Wednesday, July 23, 2008

Oh My Goodness Mets Fans

Last night, after the Phillies regained first place in NL East via hanging a ninth-inning six-spot on the Mets to complete a thrilling 8-6 win, Frank Helps You Think It All Out is not assigning style points. No way. I was at Shea last night- saw the vacant, stupefied faces of the denizens- and what we collectively viewed defies explanation. It was better than a Toby Keith concert.

Not that Mike Vaccaro won’t try to provide illumination- picking up the ninth inning:
The part that would have been funny, if it weren't so galling, was with Jimmy Rollins at the plate. The game was already tied. The feel-good, everybody-loves-everybody atmosphere that had ruled the night at Shea Stadium had already evaporated.

And there stood Rollins, smiling right through the soul of each of the 55,081 people who booed him so relentlessly all night. He was struggling, and it didn't matter. He was behind in the count, 0-and-2, and that didn't matter. It was like the scene in every bad horror movie ever filmed: You know what's coming. You know it will be bloody.

And still it lifts you out of your seat. Still, as Rollins drilled a Pedro Feliciano pitch down the left-field line for the fourth and fifth runs of a six-run ninth inning, Shea Stadium sounded surprised, even though there is nothing that should surprise them now. Not after last autumn. Not after this.
We know the Phillies are a good, but flawed team. They lack real quality starting pitching- and they don’t hit consistently.

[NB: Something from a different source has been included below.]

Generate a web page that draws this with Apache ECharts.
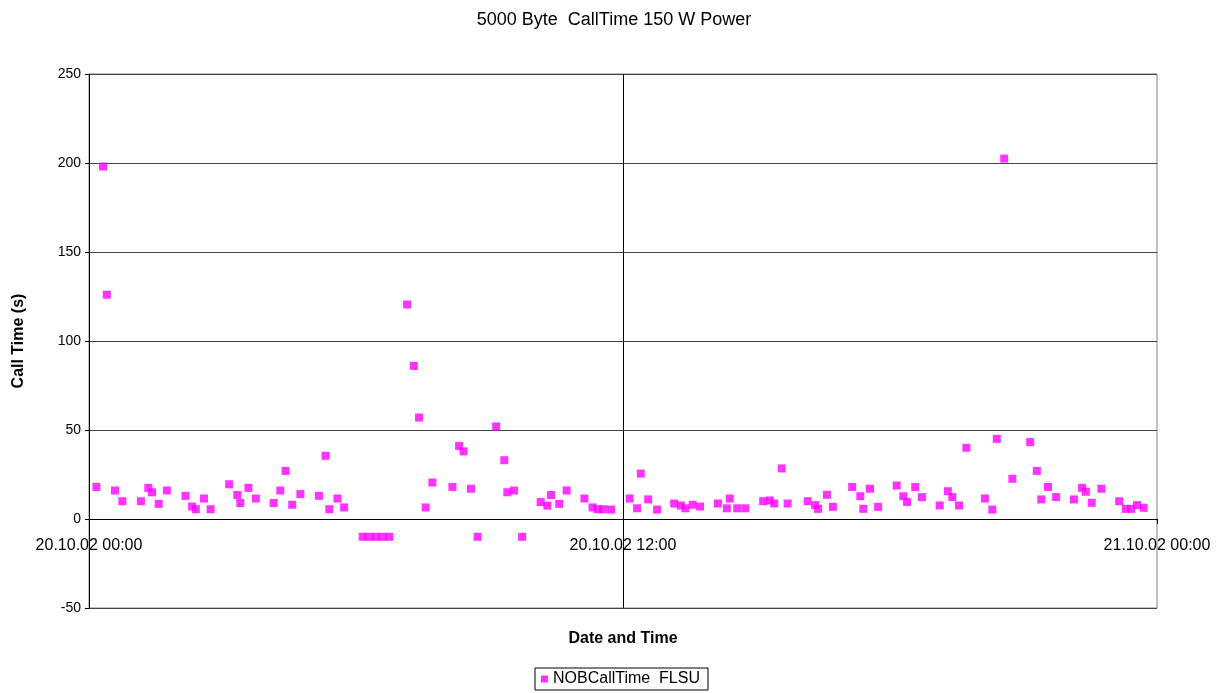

But last night’s game was a nifty composite of why, ultimately, they are closer to good than mediocre. Philadelphia has a lot of quality relief pitching. They have a lot of nights where they don’t do much offensively, but still score five runs or so- mostly cause they hit a lot of homeruns (one mistake equals a crooked number) and they have three-and-a-half very good RBI-style bats: Utley, Howard, Burrell and Rollins. (Rollins only counts for a half because the Phillies stupidly insist on batting him lead-off. His two big RBI via extra base hit in the ninth is proof positive he should hit second or sixth. With Rollins’ OBP, he brings nothing as a lead-off hitter- but his consistent flashes of power ought to be used with guys consistently on base. Wouldn’t be nice to have his bat consistently in situations like last night- two guys on- by design rather than chance?)

And of course, the Phillies really play for Charlie. Like all citizens of Philadelphia, Charlie makes me crazy with his x’s and o’s. For example, I’m still crazy that Hamels will purposely miss the Mets again. But the Phillies play darn hard for him.

I mean, Pat Burrell reads and knows the scouting report: can’t play outfield! But the Mets hit the ball in corner, he hustles after it. He throws a strike to the right guy- a hustle play combined with a smart play- and the Phillies cut off a big inning with an out at the plate.

Did you notice? The Phillies made a ton of opportunistic defensive plays last night- two outs at the plate, Rollins snags one up the middle, Utley stabs a line drive diving- all four examples here made by guys who aren’t “great” defensive players. That is what Charlie brings- alert, if not good, defense and relief pitching and good at-bats even when you’re down four runs on the road. Guys play for him- and play hard and chippy. Three Mets, including Santana, were hit by pitches last night. And that has been true his whole managerial career.